## **Preface**

### **Introduction**

In data analysis, gaining new insights often involves reinterpreting a dataset from different perspectives. One such approach is the *change of basis*, which transforms data into a new coordinate system. However, not all transformations are equally insightful. To identify a **meaningful** basis, we define specific criteria based on what we find valuable and interesting, seeking transformations that provide deeper insights into the data.

#### **Change of Basis**

A *change of basis* can be represented as:

$$
\mathbf{X}_{\beta} = \mathbf{X}_{\text{std}} \mathbf{P}
$$

Where:
- $\mathbf{X}_{\text{std}}$ is the data in the **standard basis**.
- $\mathbf{X}_{\beta}$ is the data in the new basis $\beta$, defined by the transformation matrix $\mathbf{P}$.
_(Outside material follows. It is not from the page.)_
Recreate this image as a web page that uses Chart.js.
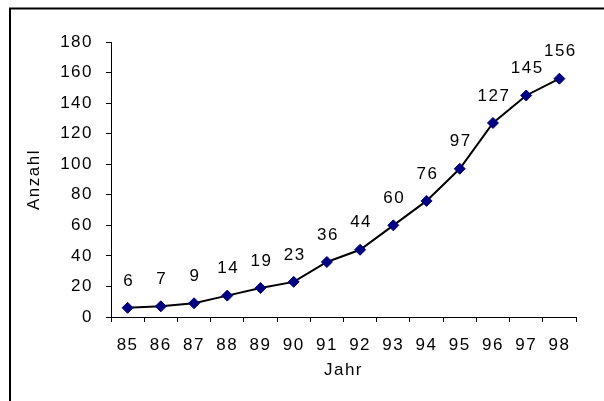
<!DOCTYPE html>
<html>
<head>
<meta charset="utf-8">
<script src="https://cdn.jsdelivr.net/npm/chart.js@4"></script>
<style>
  body { margin: 0; background: #fff; }
  #wrap { width: 604px; height: 401px; position: relative; }
</style>
</head>
<body>
<div id="wrap"><canvas id="anzahlChart" width="604" height="401"></canvas></div>
<script>
// Data
const jahre = ["85", "86", "87", "88", "89", "90", "91", "92", "93", "94", "95", "96", "97", "98"];
const anzahl = [6, 7, 9, 14, 19, 23, 36, 44, 60, 76, 97, 127, 145, 156];
const yMin = 0;
const yMax = 180;
const yStep = 20;

const fontFamily = "'Liberation Sans', Arial, sans-serif";
const fontSize = 17;
const spacing = "1.5px";
const textColor = "#000";

const ctx = document.getElementById("anzahlChart");

// frame around the chart (only left and top edge show in the picture)
// also sets the wider letter spacing the picture has
const framePlugin = {
  id: "frame",
  beforeUpdate(chart) {
    chart.ctx.letterSpacing = spacing;
  },
  beforeDraw(chart) {
    chart.ctx.letterSpacing = spacing;
  },
  afterDraw(chart) {
    const c = chart.ctx;
    c.save();
    c.strokeStyle = "#000";
    c.lineWidth = 2;
    c.beginPath();
    c.moveTo(10, 401);
    c.lineTo(10, 8.5);
    c.lineTo(604, 8.5);
    c.stroke();
    c.restore();
  }
};

// value labels above each point
const valueLabels = {
  id: "valueLabels",
  afterDatasetsDraw(chart) {
    const c = chart.ctx;
    const meta = chart.getDatasetMeta(0);
    c.save();
    c.letterSpacing = spacing;
    c.font = fontSize + "px " + fontFamily;
    c.fillStyle = textColor;
    c.textAlign = "center";
    c.textBaseline = "middle";
    meta.data.forEach((pt, i) => {
      c.fillText(String(anzahl[i]), pt.x + 1, pt.y - 27);
    });
    c.restore();
  }
};

new Chart(ctx, {
  type: "line",
  data: {
    labels: jahre,
    datasets: [
      {
        label: "Anzahl",
        data: anzahl,
        borderColor: "#000",
        borderWidth: 2,
        backgroundColor: "#000080",
        pointBackgroundColor: "#000080",
        pointBorderColor: "#000080",
        pointBorderWidth: 1,
        pointStyle: "rectRot",
        pointRadius: 5.5,
        tension: 0,
      }
    ],
  },
  options: {
    responsive: false,
    animation: false,
    devicePixelRatio: 1,
    layout: {
      padding: { left: 24, top: 42, right: 28, bottom: 20 }
    },
    plugins: {
      legend: { display: false },
      tooltip: { enabled: false },
    },
    scales: {
      x: {
        offset: true,
        grid: {
          offset: true,
          drawOnChartArea: false,
          drawTicks: true,
          tickLength: 5,
          color: "#000",
        },
        border: { color: "#000", width: 1 },
        ticks: {
          color: textColor,
          font: { family: fontFamily, size: fontSize },
          padding: 13,
          maxRotation: 0,
          autoSkip: false,
        },
        title: {
          display: true,
          text: "Jahr",
          color: textColor,
          font: { family: fontFamily, size: fontSize },
          padding: { top: 0, bottom: 0 },
        },
        afterFit(scale) {
          scale.height = 401 - 317 - 20;
        },
      },
      y: {
        min: yMin,
        max: yMax,
        grid: {
          drawOnChartArea: false,
          drawTicks: true,
          tickLength: 5,
          color: "#000",
        },
        border: { color: "#000", width: 1 },
        ticks: {
          stepSize: yStep,
          color: textColor,
          font: { family: fontFamily, size: fontSize },
          padding: 13,
        },
        title: {
          display: true,
          text: "Anzahl",
          color: textColor,
          font: { family: fontFamily, size: fontSize },
          padding: { top: 0, bottom: 0 },
        },
        afterFit(scale) {
          scale.width = 111 - 24;
        },
      },
    },
  },
  plugins: [framePlugin, valueLabels],
});
</script>
</body>
</html>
The goal of this transformation is to find a basis that simplifies or clarifies the data, making its underlying structure more apparent.

#### **Determining a Meaningful Basis**

To identify a **meaningful** basis, we must define specific criteria based on the characteristics we want to highlight—whether it’s maximizing variance (as in PCA), maximizing correlation (as in CCA), or maximizing spread (as in MDS). We then search for a transformation matrix $\mathbf{P}$ that optimizes the data according to these criteria.
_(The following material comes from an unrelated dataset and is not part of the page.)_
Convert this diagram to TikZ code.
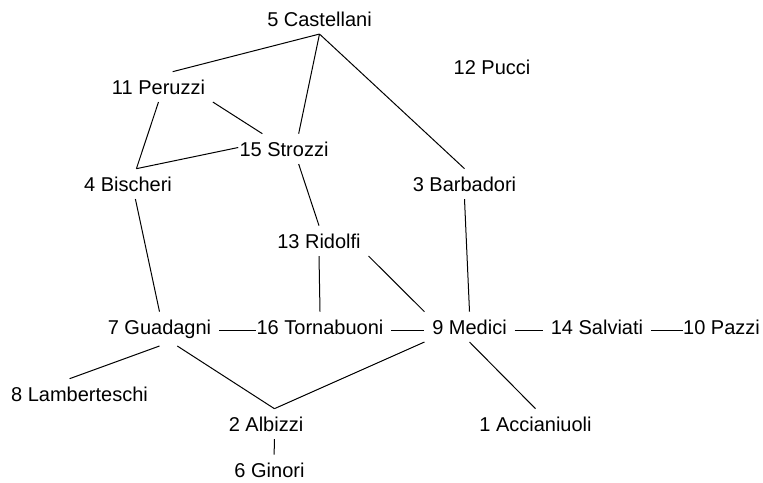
\documentclass[tikz,border=0pt]{standalone}
\usepackage{fontspec}
\setmainfont{Liberation Sans}
\usepackage{tikz}

\begin{document}
\begin{tikzpicture}[x=0.75pt, y=-0.75pt, line width=0.75pt,
	fam/.style={anchor=base, inner sep=5.5pt, font=\fontsize{15pt}{18pt}\selectfont}]
	\useasboundingbox (0,0) rectangle (763,482);
	\node (5) at (319.5,26) [fam] {5 Castellani};
	\node (12) at (492,74) [fam] {12 Pucci};
	\node (11) at (158.5,94) [fam] {11 Peruzzi};
	\node (15) at (284,156) [fam] {15 Strozzi};
		\node (4) at (128,191) [fam] {4 Bischeri};
		\node (3) at (464.5,191) [fam] {3 Barbadori};
		\node (13) at (319,248) [fam] {13 Ridolfi};
			\node (7) at (159.5,334) [fam] {7 Guadagni};
			\node (16) at (320,334) [fam] {16 Tornabuoni};
			\node (9) at (469.5,334) [fam] {9 Medici};
			\node (14) at (597,334) [fam] {14 Salviati};
			\node (10) at (721.5,334) [fam] {10 Pazzi};
				\node (8) at (79.5,401) [fam] {8 Lamberteschi};
				\node (2) at (266,431) [fam] {2 Albizzi};
				\node (1) at (535.5,431) [fam] {1 Accianiuoli};
				\node (6) at (269.5,477) [fam] {6 Ginori};
	\draw[-] (5.south) to (11.47);
	\draw[-] (5.south) to (15.46);
	\draw[-] (5.south) to (3.north);
	\draw[-] (11.south) to (4.61);
	\draw[-] (11.south east) to (15.145);
	\draw[-, shorten >=-5pt] (4.61) to (15.west);
	\draw[-] (4.-64) to (7.north);
	\draw[-] (15.-46) to (13.north);
	\draw[-] (13.south) to (16.north);
	\draw[-] (13.south east) to (9.north west);
	\draw[-] (3.south) to (9.north);
	\draw[-, shorten >=-5.5pt] (7.mid east) to (16.mid west);
	\draw[-] (16.mid east) to (9.mid west);
	\draw[-] (9.mid east) to (14.mid west);
	\draw[-, shorten >=-5.5pt] (14.mid east) to (10.mid west);
	\draw[-] (7.south) to (8.123);
	\draw[-] (7.-44) to (2.61);
	\draw[-] (9.south west) to (2.61);
	\draw[-] (9.south) to (1.north);
	\draw[-] (2.-61) to (6.73);
\end{tikzpicture}
\end{document}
#### **Optimizing a Target Function**

The search for a meaningful basis is typically driven by the goal of *optimizing a target function*—essentially an optimization problem. The transformation matrix $\mathbf{P}$ is chosen by maximizing or minimizing a function $f_{\mathbf{X}}(\mathbf{P})$, which evaluates how well the transformation aligns with our defined criteria.

$$
\text{arg} \, \text{min} \, f_{\mathbf{X}}(\mathbf{P}) \quad \text{or} \quad \text{arg} \, \text{max} \, f_{\mathbf{X}}(\mathbf{P})
$$

Optimizing this function helps identify the optimal basis, offering the most insightful representation of the data.

---

## **Principal Component Analysis (PCA)**

### **Introduction**

Principal Component Analysis (PCA) is one of the most common techniques for identifying a meaningful basis in a dataset. The specific criterion for PCA is to **maximize variance**, which is equivalent to minimizing reconstruction error.
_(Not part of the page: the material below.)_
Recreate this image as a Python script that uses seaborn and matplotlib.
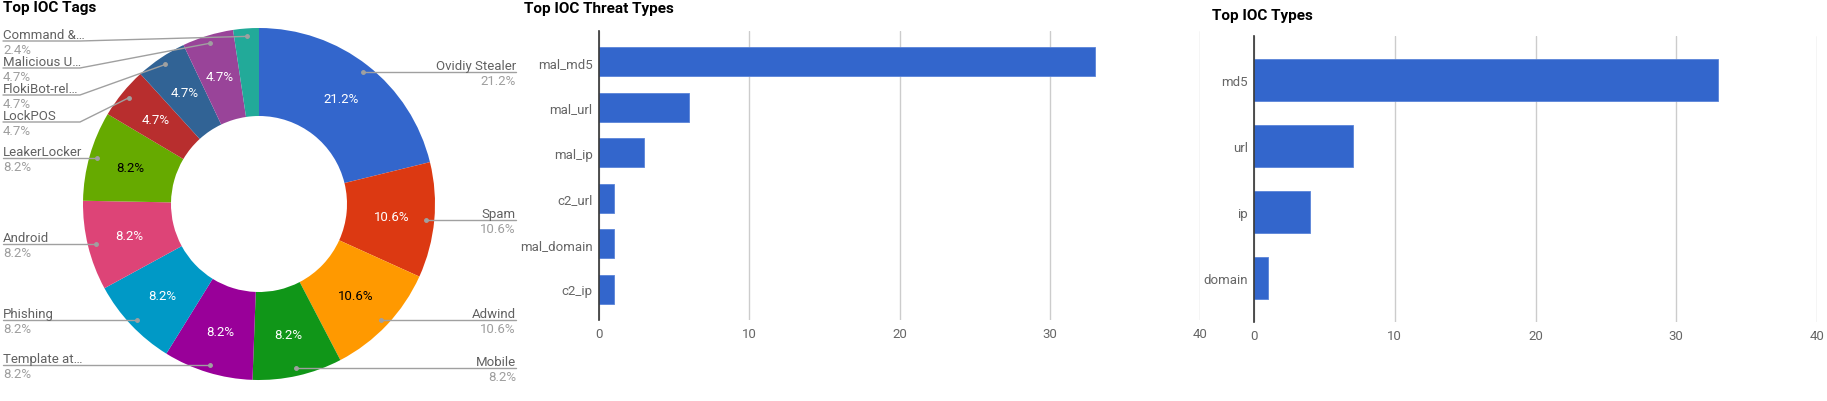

Also, in atmospheric science, PCA is also called **Empirical Orthogonal Projection (EOF)**.

### **Dataset Representation**

Consider a dataset matrix $\mathbf{X}$ with dimensions $m \times n$, where each row represents a sample and each column represents a feature (such as temperature, moisture, or vorticity). For simplicity, we assume that the columns of $\mathbf{X}$ have been **centered**, meaning the mean of each feature is subtracted from its corresponding values. Thus, the matrix $\mathbf{X}$ becomes:

$$
\mathbf{X} = 
\begin{bmatrix}
- & \mathbf{x}_1 & - \\
- & \mathbf{x}_2 & - \\
- & \mathbf{x}_3 & - \\
- & \vdots & - \\
- & \mathbf{x}_m & - \\
\end{bmatrix}_{m \times n}
$$

Next, the covariance matrix $\mathbf{C}$ is given by the eigen-decomposition:

$$
\mathbf{C} = \mathbf{X}^T \mathbf{X} = \mathbf{Q} \mathbf{\Lambda} \mathbf{Q}^T
$$

Where:
- $\mathbf{Q} = \left[\mathbf{q}_1, \mathbf{q}_2, \ldots, \mathbf{q}_n \right]$ is the matrix of eigenvectors of $\mathbf{C}$.
- $\mathbf{\Lambda} = \text{diag}(\lambda_1, \lambda_2, \ldots, \lambda_n)$ is the diagonal matrix of eigenvalues of $\mathbf{C}$, with $\lambda_1 \geq \lambda_2 \geq \cdots \geq \lambda_n \geq 0$.

### **Criteria of PCA**

The objective in PCA is to find an **orthonormal linear transformation** $\mathbf{P} = [\mathbf{p}_1, \ldots, \mathbf{p}_n]$ such that the variance in the transformed data (called principle components) $\mathbf{X}_{\text{std}} \mathbf{P}$ is maximized along the first coordinate (the first principal component), the second greatest variance along the second coordinate, and so on.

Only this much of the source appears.